** Short exercise **
Would you quote the material below from its first line through the line containing "from bokeh.resources import INLINE", exactly and with both ends included?

-- BEGIN Data --

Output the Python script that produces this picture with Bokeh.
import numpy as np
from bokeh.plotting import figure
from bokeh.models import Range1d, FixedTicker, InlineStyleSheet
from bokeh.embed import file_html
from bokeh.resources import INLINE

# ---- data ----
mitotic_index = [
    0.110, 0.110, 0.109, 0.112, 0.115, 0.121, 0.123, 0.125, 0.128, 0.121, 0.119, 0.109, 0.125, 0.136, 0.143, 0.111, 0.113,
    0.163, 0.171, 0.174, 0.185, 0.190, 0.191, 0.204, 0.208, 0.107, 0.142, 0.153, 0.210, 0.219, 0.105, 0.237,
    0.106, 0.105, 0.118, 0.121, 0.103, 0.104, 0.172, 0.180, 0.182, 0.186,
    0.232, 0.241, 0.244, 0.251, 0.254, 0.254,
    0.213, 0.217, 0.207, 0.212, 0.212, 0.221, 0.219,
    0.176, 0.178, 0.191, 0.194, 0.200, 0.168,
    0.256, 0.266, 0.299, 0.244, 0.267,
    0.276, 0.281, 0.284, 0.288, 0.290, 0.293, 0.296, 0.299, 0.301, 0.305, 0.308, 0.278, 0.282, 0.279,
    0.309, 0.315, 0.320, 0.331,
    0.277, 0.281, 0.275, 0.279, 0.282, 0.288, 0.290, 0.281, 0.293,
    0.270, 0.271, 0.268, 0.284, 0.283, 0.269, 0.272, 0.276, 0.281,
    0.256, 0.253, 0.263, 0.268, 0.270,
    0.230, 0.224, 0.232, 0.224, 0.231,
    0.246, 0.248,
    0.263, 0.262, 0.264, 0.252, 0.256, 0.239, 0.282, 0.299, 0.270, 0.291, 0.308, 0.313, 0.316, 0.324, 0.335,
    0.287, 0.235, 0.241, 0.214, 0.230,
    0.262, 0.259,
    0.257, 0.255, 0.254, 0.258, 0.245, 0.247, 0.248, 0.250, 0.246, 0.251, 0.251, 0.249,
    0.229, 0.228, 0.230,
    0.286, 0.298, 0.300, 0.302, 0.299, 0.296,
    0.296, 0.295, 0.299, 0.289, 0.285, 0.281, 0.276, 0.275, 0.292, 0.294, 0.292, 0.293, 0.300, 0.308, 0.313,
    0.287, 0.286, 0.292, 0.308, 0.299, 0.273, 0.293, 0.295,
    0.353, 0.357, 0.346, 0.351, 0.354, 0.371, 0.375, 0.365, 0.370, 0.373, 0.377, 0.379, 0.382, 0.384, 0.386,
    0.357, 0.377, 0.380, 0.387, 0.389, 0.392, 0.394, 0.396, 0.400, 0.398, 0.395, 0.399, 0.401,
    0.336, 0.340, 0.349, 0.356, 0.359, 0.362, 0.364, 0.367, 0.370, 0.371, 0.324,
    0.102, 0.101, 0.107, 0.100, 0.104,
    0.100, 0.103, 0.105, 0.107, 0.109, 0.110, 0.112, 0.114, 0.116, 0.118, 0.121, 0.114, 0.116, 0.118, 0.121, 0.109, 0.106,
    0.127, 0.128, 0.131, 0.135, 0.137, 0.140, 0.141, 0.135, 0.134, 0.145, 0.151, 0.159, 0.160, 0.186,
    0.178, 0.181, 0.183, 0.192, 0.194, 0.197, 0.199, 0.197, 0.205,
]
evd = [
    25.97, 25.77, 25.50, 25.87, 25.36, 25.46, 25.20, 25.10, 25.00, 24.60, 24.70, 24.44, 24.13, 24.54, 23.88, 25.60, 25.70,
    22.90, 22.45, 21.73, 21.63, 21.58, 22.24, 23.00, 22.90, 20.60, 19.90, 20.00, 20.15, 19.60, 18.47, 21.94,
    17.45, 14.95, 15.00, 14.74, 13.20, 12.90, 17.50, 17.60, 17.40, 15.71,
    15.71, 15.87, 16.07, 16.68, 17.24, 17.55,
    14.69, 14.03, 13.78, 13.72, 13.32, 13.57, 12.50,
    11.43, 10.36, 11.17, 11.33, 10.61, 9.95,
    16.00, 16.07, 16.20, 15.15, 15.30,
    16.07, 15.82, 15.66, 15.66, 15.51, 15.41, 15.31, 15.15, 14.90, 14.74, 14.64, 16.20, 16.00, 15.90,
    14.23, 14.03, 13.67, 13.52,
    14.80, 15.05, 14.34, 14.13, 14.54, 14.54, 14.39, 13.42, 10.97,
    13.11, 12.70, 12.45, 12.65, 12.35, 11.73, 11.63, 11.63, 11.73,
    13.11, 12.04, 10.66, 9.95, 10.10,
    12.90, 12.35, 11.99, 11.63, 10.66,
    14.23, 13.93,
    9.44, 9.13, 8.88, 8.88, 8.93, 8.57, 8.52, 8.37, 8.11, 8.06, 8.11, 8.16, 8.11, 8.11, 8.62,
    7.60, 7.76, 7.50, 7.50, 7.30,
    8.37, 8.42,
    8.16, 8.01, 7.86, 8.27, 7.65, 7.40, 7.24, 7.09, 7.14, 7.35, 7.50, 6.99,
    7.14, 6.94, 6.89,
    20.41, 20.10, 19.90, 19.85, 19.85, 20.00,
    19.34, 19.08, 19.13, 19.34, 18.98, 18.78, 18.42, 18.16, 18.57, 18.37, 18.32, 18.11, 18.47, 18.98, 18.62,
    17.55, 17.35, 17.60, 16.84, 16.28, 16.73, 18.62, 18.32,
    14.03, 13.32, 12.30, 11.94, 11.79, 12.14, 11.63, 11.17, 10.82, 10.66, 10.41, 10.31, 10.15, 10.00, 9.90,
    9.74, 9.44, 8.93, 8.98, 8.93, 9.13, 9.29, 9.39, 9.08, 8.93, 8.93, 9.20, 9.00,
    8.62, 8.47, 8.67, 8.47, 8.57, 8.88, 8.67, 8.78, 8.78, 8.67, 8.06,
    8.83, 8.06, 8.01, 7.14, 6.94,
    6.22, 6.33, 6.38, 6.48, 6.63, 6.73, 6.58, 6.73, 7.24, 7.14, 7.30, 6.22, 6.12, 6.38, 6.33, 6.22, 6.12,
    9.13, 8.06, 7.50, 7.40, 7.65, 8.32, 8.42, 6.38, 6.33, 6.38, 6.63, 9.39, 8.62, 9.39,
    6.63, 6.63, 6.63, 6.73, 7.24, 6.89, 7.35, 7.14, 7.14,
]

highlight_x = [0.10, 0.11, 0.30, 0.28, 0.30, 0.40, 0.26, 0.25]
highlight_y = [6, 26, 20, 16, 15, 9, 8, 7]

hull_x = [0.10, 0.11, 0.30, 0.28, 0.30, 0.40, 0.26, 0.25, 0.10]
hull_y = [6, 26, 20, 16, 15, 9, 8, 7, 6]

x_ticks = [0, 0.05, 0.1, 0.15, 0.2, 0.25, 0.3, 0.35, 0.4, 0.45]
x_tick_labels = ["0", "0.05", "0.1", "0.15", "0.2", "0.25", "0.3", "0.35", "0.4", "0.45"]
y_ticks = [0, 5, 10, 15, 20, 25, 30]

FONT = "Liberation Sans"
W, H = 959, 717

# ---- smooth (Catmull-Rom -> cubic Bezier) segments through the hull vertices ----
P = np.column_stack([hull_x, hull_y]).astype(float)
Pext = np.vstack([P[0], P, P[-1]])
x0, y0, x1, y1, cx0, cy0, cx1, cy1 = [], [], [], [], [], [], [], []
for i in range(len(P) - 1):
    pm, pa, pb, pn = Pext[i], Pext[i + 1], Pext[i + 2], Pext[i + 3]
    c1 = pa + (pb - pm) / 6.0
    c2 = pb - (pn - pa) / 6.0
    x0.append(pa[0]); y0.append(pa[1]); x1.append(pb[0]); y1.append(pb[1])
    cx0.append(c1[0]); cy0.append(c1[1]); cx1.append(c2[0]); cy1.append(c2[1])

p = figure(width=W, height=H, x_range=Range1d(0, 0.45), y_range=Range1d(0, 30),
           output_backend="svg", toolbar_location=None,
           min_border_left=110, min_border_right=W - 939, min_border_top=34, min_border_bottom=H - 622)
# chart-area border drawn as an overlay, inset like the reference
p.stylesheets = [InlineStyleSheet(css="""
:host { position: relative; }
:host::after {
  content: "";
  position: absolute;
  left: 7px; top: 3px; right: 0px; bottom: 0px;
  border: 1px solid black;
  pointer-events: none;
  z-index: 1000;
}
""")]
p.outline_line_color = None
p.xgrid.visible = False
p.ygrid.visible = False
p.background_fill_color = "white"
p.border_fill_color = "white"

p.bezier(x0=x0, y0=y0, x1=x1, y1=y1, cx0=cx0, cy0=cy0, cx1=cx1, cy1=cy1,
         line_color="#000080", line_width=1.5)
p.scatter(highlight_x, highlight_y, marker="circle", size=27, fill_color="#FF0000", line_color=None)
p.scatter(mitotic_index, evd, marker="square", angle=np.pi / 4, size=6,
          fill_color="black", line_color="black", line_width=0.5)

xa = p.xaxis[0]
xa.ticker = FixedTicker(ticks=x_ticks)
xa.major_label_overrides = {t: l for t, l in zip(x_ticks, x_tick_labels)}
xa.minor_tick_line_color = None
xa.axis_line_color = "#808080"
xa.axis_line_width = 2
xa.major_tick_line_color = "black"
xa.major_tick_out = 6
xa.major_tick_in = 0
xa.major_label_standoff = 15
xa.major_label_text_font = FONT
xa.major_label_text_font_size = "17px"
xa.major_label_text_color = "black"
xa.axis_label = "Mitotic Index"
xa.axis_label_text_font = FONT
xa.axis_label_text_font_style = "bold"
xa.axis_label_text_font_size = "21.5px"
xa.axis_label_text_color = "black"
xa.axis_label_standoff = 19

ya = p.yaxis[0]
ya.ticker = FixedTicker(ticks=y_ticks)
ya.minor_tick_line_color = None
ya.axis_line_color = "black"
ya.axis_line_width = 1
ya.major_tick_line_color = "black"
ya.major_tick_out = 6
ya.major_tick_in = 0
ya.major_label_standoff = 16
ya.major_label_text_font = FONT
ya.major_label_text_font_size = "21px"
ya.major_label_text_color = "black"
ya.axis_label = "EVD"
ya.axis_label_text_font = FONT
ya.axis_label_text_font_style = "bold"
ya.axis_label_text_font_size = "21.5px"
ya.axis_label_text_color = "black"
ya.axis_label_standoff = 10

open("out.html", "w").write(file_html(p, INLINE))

-- END Data --

** Completed exercise **
Output the Python script that produces this picture with Bokeh.
import numpy as np
from bokeh.plotting import figure
from bokeh.models import Range1d, FixedTicker, InlineStyleSheet
from bokeh.embed import file_html
from bokeh.resources import INLINE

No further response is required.